Robert Lee Hotz, moderator of the panel “Great science writing part II: Building the big book,” introduced the session by announcing, “We’re going to turn ourselves into a living Elements of Style.” Representing five elements were science book authors K.C. Cole (voice), Jonathan Weiner (story), Charles Seife (character), Jennifer Ouellette (structure), and Carl Zimmer (authority).
Cole cautioned writers against becoming attached to one voice. When people know that you’ve written something, she said, “that’s not a good thing.” She suggested trying on different voices, the same way that singers practice in different ranges.
Next, Weiner described the disparity between writers’ and scientists’ notion of story. While scientists seek universal patterns, writers look for a character facing an obstacle. Weaving those two notions together, he says, is a challenge for long-form science writers.

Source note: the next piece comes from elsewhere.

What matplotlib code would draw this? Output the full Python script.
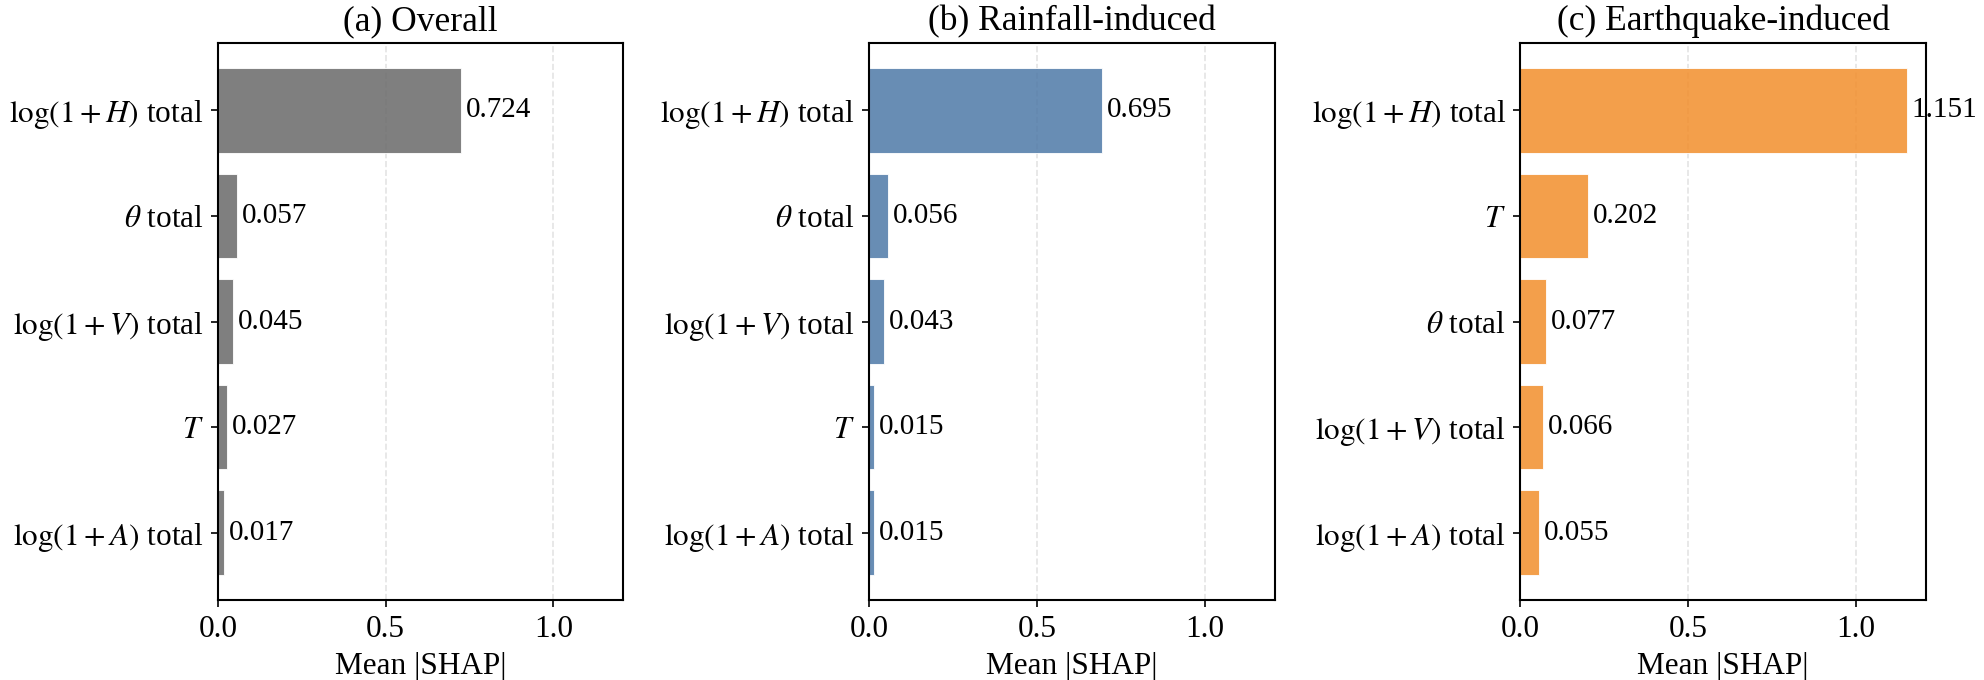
import numpy as np
import matplotlib.pyplot as plt

plt.rcParams['font.family'] = ['Liberation Serif', 'DejaVu Serif']
plt.rcParams['mathtext.fontset'] = 'stix'
plt.rcParams['font.size'] = 15

# feature labels and mean |SHAP| values per panel (top to bottom)
labels_overall = [r'$\log(1+H)$ total', r'$\theta$ total', r'$\log(1+V)$ total', r'$T$', r'$\log(1+A)$ total']
values_overall = [0.724, 0.057, 0.045, 0.027, 0.017]

labels_rain = [r'$\log(1+H)$ total', r'$\theta$ total', r'$\log(1+V)$ total', r'$T$', r'$\log(1+A)$ total']
values_rain = [0.695, 0.056, 0.043, 0.015, 0.015]

labels_eq = [r'$\log(1+H)$ total', r'$T$', r'$\theta$ total', r'$\log(1+V)$ total', r'$\log(1+A)$ total']
values_eq = [1.151, 0.202, 0.077, 0.066, 0.055]

titles = ['(a) Overall', '(b) Rainfall-induced', '(c) Earthquake-induced']
colors = ['#696969', '#4E79A7', '#F28E2B']

panels = [(labels_overall, values_overall), (labels_rain, values_rain), (labels_eq, values_eq)]
xmax = max(max(v) for _, v in panels) * 1.05

fig, axes = plt.subplots(1, 3, figsize=(1985 / 150, 680 / 150), dpi=150)
plt.subplots_adjust(left=0.1098, right=0.9702, bottom=0.1176, top=0.9368, wspace=0.606)

for ax, (labels, vals), title, c in zip(axes, panels, titles, colors):
    y = np.arange(len(vals))
    ax.barh(y, vals, height=0.8, color=c, alpha=0.85, edgecolor='white', linewidth=0.5)
    for yi, v in zip(y, vals):
        ax.text(v + 0.015, yi, f'{v:.3f}', ha='left', va='center', fontsize=14)
    ax.set_yticks(y)
    ax.set_yticklabels(labels)
    ax.invert_yaxis()
    ax.set_xlim(0, xmax)
    ax.set_xticks([0.0, 0.5, 1.0])
    ax.set_xlabel('Mean |SHAP|', fontsize=15)
    ax.set_title(title, fontsize=17)
    ax.set_axisbelow(True)
    ax.grid(axis='x', linestyle='--', color='#d9d9d9', linewidth=0.8, alpha=0.7)
    for s in ax.spines.values():
        s.set_linewidth(1.0)

plt.savefig('out.png', dpi=150)
plt.close()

Seife spoke of characters as lamp-posts that illuminate a story and take the reader from one event to the next. He faced an unusual problem when writing a book about the number zero, which spanned more than two thousand years. “I turned zero into a character,” he says, giving the number verbs and a story arc.
Ouellette compared structure to a laser: light by itself radiates in all directions, but a laser focuses and directs the light. While she has several files of book ideas, she says, they sit there until she figures out which structure the story will take.
Finally, Zimmer gave an example of an error in his book The Tangled Bank, which incorrectly refers to one anatomist as Dutch. In "some of my nightmares," he says, people will refer to the book to look up the scientist's nationality. Book writing requires you to become a “junkie” about the subject, he says, and footnotes can show discerning readers that you’ve done your homework.